Regarding opportunities of renewable energy in Sudan, previously there has been work in the Kordofan region involving the use of solar energy which was established by the UN and which had huge impact on the village of Al-Gaaa. Locals in the region used to burn wood in order to create the salt which is used for animal feed. Up to 120, 000 tonnes of wood were burned annually. This had serious health and social implications, especially eye diseases and other infections. The installment of solar energy has made real improvement in the lives of the entire community, and especially amongst women.
You might not be aware of this, but wind power was used in Sudan decades ago. Until 1968 there were 58 wind stations in Al Gezira which were established during the British condominium rule. Due of the increased demand on power, people have since resorted to the use of fuel energy instead of using renewable energy. I am very optimistic about the outcome of using wind power; as designed in a project piloted by UNDP which is to be implemented in the next five years . This is very useful for isolated areas where there is no access to the national electricity grid.
Lastly, what is your vision for the future of Sudan? When imagining Sudan 2030 what do you see?

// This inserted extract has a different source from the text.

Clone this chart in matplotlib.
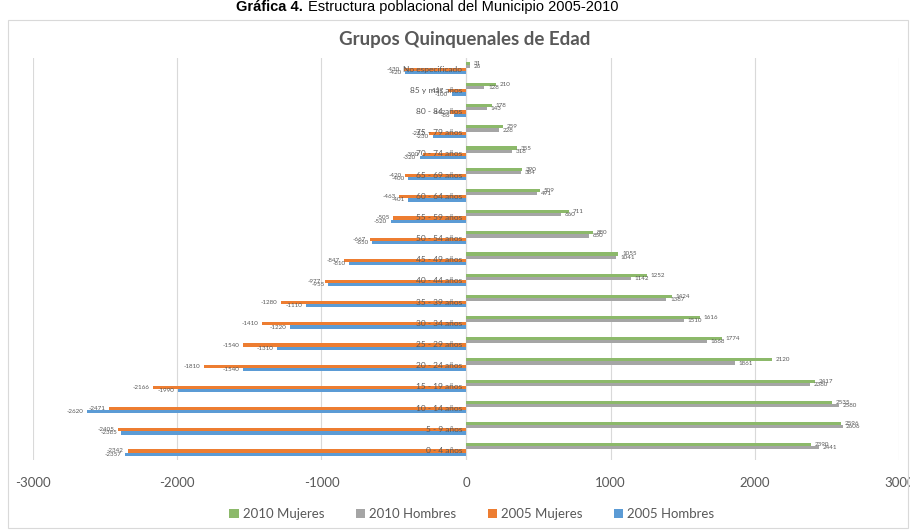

I am an optimist by nature and I feel that we should give the youth an opportunity to grow and present themselves at every given opportunity, because they are the ones who will lead our future. I certainly hope that one day any person who is above 45 years old will not hold a political post in Sudan. Also I feel that Sudan is endowed with a number of resources, but they are not optimally tapped into. The Sudanese also need to understand that the world has turned into a small village and we all live together on this planet. The selfishness that is exercised by many will only lead to the end of this planet. We need to collaborate with each other in order to save life in this world as we know it.